Senada, Kabid Kebudayaan Sabirin mengingatkan Saman bukan sekadar tarian serempak, tetapi sarat pesan moral: persatuan, disiplin, spiritualitas, dan karakter. Jika Saman hanya dipertahankan pada level gerakan tanpa pewarisan makna, maka ia akan menjadi “cangkang kosong” yang perlahan mati.
Kasat Pol PP Gayo Lues, Syabri, bahkan mengingatkan bahwa merawat Saman harus dimulai dari merawat adat-istiadat Gayo itu sendiri: “Kalau adat pudar, maka Saman kehilangan roh.”

Rekomendasi Kebijakan
Sebagaimana Kabupaten Gayo Lues pernah mencatat sejarah keberhasilan melalui program 1000 Hafiz Quran — dengan menghadirkan pendidikan hafalan Qur’an tambahan di luar jam sekolah — kepemimpinan daerah saat ini juga seyogianya mengambil langkah inovatif di bidang kebudayaan. Pemerintah daerah perlu menjadikan seni tari Saman sebagai muatan lokal wajib di seluruh sekolah negeri maupun swasta, disertai kurikulum yang mengajarkan filosofi, syair, hingga praktik latihan gerakan. Dengan model pelatihan rutin mirip kelas Tahfiz, Gayo Lues tak hanya dikenal sebagai gudang penghafal Al-Qur’an, tetapi juga lumbung generasi pelestari budaya — perpaduan luhur antara kecerdasan spiritual dan kekuatan jati diri.
Menagih Keberanian
Redaksi meyakini, ini saatnya momentum pengakuan UNESCO diterjemahkan menjadi aksi berpihak. Pemerintah daerah musti berani mengambil lompatan kebijakan: mendirikan Saman Center, memasukkan pendidikan Saman berbasis filosofi ke sekolah-sekolah, membuka pintu kolaborasi lintas lembaga, sekaligus merancang roadmap hilirisasi ekonomi Saman.

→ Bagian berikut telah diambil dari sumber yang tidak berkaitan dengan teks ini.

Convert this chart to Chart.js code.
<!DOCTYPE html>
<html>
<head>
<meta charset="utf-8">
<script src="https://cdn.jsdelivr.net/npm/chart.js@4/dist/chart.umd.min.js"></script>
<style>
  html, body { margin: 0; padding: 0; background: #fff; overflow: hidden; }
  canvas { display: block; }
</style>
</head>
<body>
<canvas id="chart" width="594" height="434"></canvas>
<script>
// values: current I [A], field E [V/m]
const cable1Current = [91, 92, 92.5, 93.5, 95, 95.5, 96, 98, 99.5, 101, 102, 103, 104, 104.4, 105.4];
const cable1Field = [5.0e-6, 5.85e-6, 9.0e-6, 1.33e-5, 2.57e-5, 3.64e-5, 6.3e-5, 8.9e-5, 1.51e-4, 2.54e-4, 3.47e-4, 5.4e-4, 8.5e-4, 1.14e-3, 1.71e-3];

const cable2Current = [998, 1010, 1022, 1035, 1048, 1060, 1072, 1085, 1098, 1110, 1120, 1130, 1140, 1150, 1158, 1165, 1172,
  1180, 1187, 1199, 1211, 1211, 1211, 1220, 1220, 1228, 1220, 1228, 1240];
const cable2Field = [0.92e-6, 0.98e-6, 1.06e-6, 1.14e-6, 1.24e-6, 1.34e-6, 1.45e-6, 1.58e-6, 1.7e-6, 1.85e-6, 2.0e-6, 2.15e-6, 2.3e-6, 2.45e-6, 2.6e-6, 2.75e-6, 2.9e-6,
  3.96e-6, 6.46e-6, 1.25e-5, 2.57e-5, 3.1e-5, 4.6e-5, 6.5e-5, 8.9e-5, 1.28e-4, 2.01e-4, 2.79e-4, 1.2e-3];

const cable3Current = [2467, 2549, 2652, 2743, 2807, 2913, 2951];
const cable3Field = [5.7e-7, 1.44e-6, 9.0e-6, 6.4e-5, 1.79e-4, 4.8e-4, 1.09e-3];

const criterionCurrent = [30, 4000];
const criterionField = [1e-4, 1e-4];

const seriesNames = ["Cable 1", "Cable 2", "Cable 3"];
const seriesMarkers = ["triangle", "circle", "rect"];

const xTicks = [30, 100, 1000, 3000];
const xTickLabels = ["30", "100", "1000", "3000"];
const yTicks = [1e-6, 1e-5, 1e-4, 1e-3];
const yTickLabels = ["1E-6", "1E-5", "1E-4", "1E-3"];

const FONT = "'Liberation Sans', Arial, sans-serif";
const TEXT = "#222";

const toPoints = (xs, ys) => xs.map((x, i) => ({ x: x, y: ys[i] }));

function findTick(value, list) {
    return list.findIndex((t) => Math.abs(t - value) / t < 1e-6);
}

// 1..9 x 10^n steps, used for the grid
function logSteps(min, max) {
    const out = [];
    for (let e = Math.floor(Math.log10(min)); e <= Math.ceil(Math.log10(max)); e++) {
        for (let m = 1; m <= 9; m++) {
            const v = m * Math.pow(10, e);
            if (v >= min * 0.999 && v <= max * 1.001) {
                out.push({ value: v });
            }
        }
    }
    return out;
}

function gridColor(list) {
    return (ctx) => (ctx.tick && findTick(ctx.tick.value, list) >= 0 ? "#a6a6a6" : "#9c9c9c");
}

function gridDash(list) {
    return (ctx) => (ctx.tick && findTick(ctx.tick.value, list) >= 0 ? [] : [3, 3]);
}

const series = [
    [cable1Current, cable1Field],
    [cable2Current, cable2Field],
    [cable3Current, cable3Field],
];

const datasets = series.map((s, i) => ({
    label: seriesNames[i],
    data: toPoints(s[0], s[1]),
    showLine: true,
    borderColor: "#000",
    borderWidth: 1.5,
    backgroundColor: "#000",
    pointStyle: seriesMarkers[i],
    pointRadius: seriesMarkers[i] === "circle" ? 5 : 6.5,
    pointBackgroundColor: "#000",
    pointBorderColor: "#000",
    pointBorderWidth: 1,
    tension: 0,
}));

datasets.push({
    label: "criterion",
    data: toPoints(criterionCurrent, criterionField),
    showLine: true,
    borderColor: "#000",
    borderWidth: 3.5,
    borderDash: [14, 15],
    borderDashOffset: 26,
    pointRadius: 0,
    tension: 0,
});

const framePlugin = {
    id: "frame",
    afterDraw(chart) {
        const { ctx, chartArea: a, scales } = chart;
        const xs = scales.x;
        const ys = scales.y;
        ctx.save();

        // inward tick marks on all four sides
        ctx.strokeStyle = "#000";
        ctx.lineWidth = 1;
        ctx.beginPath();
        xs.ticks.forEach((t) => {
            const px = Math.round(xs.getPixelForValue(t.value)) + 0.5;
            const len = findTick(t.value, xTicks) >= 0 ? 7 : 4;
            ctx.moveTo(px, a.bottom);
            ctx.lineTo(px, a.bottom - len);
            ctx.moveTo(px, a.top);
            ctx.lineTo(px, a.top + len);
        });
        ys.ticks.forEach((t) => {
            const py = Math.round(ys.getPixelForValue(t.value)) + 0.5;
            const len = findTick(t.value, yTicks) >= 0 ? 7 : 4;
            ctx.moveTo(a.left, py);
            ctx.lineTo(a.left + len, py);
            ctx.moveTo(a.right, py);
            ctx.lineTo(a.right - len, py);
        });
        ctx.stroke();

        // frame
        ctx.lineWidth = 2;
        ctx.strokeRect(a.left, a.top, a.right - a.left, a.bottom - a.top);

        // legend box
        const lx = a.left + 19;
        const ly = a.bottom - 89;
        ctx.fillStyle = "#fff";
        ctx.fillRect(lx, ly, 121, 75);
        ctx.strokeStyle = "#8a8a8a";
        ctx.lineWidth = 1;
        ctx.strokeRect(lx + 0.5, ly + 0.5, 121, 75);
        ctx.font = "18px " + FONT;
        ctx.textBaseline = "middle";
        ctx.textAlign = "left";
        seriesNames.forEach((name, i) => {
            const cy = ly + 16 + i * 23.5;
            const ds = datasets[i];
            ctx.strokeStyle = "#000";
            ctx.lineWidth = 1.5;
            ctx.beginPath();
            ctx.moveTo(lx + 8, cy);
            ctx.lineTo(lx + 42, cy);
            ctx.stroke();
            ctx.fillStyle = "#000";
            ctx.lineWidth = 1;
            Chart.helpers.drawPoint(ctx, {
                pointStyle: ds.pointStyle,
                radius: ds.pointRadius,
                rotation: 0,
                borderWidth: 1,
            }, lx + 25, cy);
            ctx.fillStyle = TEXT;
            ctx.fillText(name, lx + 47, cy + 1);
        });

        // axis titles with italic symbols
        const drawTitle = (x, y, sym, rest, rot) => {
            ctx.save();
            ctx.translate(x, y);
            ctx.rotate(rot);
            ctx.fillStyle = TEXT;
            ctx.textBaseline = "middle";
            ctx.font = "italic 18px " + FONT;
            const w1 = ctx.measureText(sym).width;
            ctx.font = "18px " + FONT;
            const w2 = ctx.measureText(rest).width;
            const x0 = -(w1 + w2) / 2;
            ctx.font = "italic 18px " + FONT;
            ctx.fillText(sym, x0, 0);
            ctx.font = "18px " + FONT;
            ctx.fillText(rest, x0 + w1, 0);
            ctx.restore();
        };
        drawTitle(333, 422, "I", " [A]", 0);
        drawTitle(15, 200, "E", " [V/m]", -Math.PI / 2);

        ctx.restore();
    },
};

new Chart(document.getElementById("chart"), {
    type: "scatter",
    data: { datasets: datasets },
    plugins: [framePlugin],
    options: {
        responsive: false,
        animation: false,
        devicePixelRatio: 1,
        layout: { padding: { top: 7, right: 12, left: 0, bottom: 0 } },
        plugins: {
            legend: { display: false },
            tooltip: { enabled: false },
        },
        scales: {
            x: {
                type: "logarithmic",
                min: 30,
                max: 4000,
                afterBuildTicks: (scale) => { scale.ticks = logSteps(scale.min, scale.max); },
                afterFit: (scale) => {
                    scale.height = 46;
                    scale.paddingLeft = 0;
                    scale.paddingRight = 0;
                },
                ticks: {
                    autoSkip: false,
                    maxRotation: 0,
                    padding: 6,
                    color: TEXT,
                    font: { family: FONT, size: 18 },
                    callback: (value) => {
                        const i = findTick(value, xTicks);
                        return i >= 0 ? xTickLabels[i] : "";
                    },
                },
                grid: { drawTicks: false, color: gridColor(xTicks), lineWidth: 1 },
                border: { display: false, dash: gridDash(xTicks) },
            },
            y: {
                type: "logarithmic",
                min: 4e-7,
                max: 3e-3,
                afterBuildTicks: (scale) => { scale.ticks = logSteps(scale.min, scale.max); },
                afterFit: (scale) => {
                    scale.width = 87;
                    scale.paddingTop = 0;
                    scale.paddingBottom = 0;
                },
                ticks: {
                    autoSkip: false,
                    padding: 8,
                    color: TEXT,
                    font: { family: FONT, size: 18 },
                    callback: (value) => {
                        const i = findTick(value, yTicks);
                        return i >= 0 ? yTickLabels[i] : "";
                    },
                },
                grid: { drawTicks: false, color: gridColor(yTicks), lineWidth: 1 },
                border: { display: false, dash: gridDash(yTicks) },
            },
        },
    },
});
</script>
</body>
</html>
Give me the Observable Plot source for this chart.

Lebih dari sekadar pelestarian, yang kini dibutuhkan adalah keberanian menjadikan budaya sebagai sumber kesejahteraan — tanpa menghilangkan marwahnya.
Karena Warisan Tanpa Kesejahteraan adalah Kepedihan
UNESCO mungkin telah memberikan pengakuan dunia. Tetapi pengakuan terbesar datang dari generasi muda yang bangga melanjutkan tradisi, serta dari seniman Saman yang hidupnya sejahtera berkat warisan leluhur. Saman kini menunggu langkah konkret, bukan sekadar seremoni. Agar ia tetap bertahan bukan karena status warisan dunia, tetapi karena menjadi denyut nadi masyarakat Gayo Lues — hari ini, esok, dan selamanya.